Cadet-Venelle manifestó su aprobación con una inclinación de cabeza. En murmullo, a su vez, declaró:
—Messire de Tisans me ha revelado unos detalles inmundos. Los niños habrían sido torturados, violados, a veces mediante sodomía, castrados, en el caso de los niños.
—Hum… La cavidad genital de las niñas había sido rellenada con… con excrementos. Nosotros… en fin, messire de Trais ha preferido guardar el… este… no tengo palabras para calificar lo impensable… esta monstruosidad para sí.
—Es perfectamente comprensible —observó cadet-Venelle, horrorizado por esta revelación.
Horrorizado y pasmado.
¿Hasta dónde podía llegar la maldad, la pasión por la ignominia de ciertos seres? Muy lejos, sin duda. Enecatrix y la expresión grabada sobre la deslumbrante hoja: Eos diligit et suaviter multos interficit, nunca serían mancilladas por esa sangre vil, aunque fuese noble. Un hacha de leñador la sustituiría.
—Messire Venelle, en mi larga carrera médica, nunca he sido testigo de un horror semejante. Y, sin embargo, conozco la crueldad humana, la he encontrado muchas veces. Si llegáis a echarle mano al cuello de ese secuaz de Satán, porque no puede tratarse de otra cosa, tendréis mi gran agradecimiento como también, estoy seguro, el de messire de Trais.
—¿Me ayudaréis?
Antoine Méchaud guardó silencio unos instantes; después propuso:
—Por favor, dadme tiempo para reflexionar. Venid a verme esta noche, en mi casa, situada a unas decenas de toesas del puente Saint-Hilaire, frente a la iglesia[183], para la cena. Tengo que asistir pronto a la ceremonia fúnebre de los nuevos leprosos llegados al lazareto[184] Saint-Lazare[185].

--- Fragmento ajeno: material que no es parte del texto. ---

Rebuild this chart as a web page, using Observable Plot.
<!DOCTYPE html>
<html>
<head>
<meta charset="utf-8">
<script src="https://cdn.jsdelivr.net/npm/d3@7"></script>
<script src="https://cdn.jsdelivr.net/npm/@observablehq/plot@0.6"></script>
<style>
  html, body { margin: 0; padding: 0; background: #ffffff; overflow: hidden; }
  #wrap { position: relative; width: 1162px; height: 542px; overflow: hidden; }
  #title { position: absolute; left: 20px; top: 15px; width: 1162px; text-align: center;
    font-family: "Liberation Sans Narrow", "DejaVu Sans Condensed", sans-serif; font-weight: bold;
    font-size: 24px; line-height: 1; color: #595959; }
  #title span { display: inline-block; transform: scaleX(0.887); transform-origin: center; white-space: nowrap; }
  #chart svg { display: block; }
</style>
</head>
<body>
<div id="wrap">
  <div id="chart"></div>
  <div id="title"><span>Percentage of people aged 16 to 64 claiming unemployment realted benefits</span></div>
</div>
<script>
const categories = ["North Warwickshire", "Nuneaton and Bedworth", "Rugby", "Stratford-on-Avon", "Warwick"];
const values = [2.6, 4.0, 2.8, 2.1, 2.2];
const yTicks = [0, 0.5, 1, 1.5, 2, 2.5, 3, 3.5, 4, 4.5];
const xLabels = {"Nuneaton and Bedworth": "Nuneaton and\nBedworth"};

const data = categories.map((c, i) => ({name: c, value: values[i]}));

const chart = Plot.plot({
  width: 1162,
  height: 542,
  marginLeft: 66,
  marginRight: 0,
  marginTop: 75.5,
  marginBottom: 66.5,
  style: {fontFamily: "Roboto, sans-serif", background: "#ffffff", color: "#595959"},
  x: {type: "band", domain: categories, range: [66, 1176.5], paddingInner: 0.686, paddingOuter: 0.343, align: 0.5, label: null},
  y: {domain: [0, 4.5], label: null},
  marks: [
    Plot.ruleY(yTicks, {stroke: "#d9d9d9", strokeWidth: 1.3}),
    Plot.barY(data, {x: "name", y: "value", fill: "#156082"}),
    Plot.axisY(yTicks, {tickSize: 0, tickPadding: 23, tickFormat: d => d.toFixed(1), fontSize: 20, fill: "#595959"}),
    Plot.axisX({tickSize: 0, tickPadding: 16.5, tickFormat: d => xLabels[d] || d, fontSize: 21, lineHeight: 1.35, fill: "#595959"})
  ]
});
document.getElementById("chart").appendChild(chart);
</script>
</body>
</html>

—Un momento desagradable —observó Hardouin.
—Cierto. ¿Qué queréis? Aunque aún vivos, están muertos[186]. Pobres almas… Sin embargo, nos adelantamos a los problemas.
—¿Cómo?
—La villa se extiende, messire. El lazareto fue construido, como de costumbre, contra los vientos dominantes y a un tiro de piedra[187] de sus límites de hace doscientos años. Las construcciones avanzan. Pronto, los habitantes no querrán vivir junto a los enfermos[188]. Nos arriesgamos a que se produzcan altercados como ha ocurrido en otras ciudades. Muchos de estos pobres desventurados se han hecho matar. Las gentes tienen miedo y se hacen violentas. En el fondo, la leprosería las protege del terror, de la venganza de los sanos. Por otra parte, nadie logra atajar esta horrible enfermedad. Os espero después de vísperas*.

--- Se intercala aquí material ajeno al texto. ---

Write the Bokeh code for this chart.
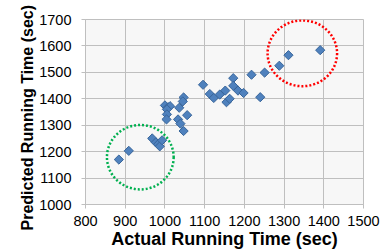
import numpy as np
from bokeh.plotting import figure
from bokeh.models import FixedTicker, Range1d, Title
from bokeh.embed import file_html
from bokeh.resources import INLINE

actual = [884, 909, 968, 977, 983, 987, 993,
          1000, 1008, 1013, 1005, 1005, 1004, 1033, 1039, 1036, 1047, 1045, 1056, 1047,
          1096, 1113, 1123, 1138, 1152, 1155, 1163, 1172, 1172, 1184, 1198, 1218, 1240,
          1251, 1288, 1311, 1391]
predicted = [1170, 1203, 1250, 1235, 1228, 1220, 1243,
             1375, 1368, 1372, 1360, 1341, 1322, 1322, 1306, 1366, 1405, 1390, 1338, 1278,
             1453, 1418, 1403, 1416, 1431, 1387, 1400, 1478, 1449, 1431, 1422, 1491, 1406,
             1499, 1525, 1565, 1584]

x_ticks = [800, 900, 1000, 1100, 1200, 1300, 1400, 1500]
y_ticks = [1000, 1100, 1200, 1300, 1400, 1500, 1600, 1700]

x_title = "Actual Running Time (sec)"
y_title = "Predicted Running Time (sec)"

# highlight circles: center x, center y, width, height (data units)
green_circle = (938, 1179, 168, 244)
red_circle = (1346, 1572, 175, 249)

W, H = 381, 251
p = figure(width=W, height=H, output_backend="svg", toolbar_location=None,
           x_range=Range1d(800, 1500), y_range=Range1d(1000, 1700),
           min_border_left=85, min_border_right=18, min_border_top=19, min_border_bottom=45)

p.background_fill_color = "#f7f7f7"
p.border_fill_color = "white"
p.outline_line_color = "#bfbfbf"

p.xaxis.ticker = FixedTicker(ticks=x_ticks)
p.yaxis.ticker = FixedTicker(ticks=y_ticks)
p.xgrid.ticker = FixedTicker(ticks=x_ticks)
p.ygrid.ticker = FixedTicker(ticks=y_ticks)
p.grid.grid_line_color = "#bfbfbf"
p.grid.grid_line_width = 1

for ax in (p.xaxis, p.yaxis):
    ax.axis_line_color = "#bfbfbf"
    ax.major_tick_line_color = "#bfbfbf"
    ax.major_tick_out = 4
    ax.major_tick_in = 0
    ax.minor_tick_line_color = None
    ax.major_label_text_font = "Liberation Sans"
    ax.major_label_text_font_size = "14.5px"
    ax.major_label_text_color = "black"

p.xaxis.major_label_standoff = 7
p.yaxis.major_label_standoff = 10

p.xaxis.axis_label = x_title
p.xaxis.axis_label_standoff = 0
p.xaxis.axis_label_text_font = "Liberation Sans"
p.xaxis.axis_label_text_font_style = "bold"
p.xaxis.axis_label_text_font_size = "18px"
p.xaxis.axis_label_text_color = "black"

yt = Title(text=y_title, align="left", offset=-26, vertical_align="middle",
           text_font="Liberation Sans", text_font_style="bold",
           text_font_size="16px", text_color="black", standoff=0)
p.add_layout(yt, "left")

p.scatter(actual, predicted, marker="square", angle=np.pi / 4, size=6.5,
          fill_color="#4f81bd", line_color="#38659a", line_width=1)

p.ellipse(x=[green_circle[0]], y=[green_circle[1]], width=[green_circle[2]],
          height=[green_circle[3]], fill_color=None, line_color="#00b050",
          line_width=2.5, line_dash="2 2")
p.ellipse(x=[red_circle[0]], y=[red_circle[1]], width=[red_circle[2]],
          height=[red_circle[3]], fill_color=None, line_color="#ff0000",
          line_width=2.5, line_dash="2 2")

open("out.html", "w").write(file_html(p, INLINE))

—Es un placer y un honor, messire —dijo Hardouin, inclinándose—. No contaba con permanecer tanto tiempo en vuestra ciudad, así que voy a reservar una habitación en la Hase Guindée.
Percibió la breve vacilación del médico. Este se contuvo y no lo invitó a pernoctar en su casa. Después de todo, solo lo conocía desde unos minutos antes. El médico declaró:
—Un buen establecimiento, confortable y bien atendido.
Después de volver a salir de la venta, Hardouin cadet-Venelle su dirigió al puesto de alquiler de caballos y enganches. Fringant ya estaba ensillado, puesto que había previsto volver por la noche a Mortagne. El animal resopló de satisfacción al ver a su caballero, que dijo al mozo:
—Mis asuntos me retienen aquí más tiempo del previsto. Así que volveré a traer mi montura por la noche para que la pase aquí y quizá mañana.
El joven dio rápidamente su aprobación, recordando la generosa propina recibida.
Una vez fuera de la ciudad, cadet-Venelle lanzó el negro caballo al galope. Brunelles no distaba más que una legua* escasa.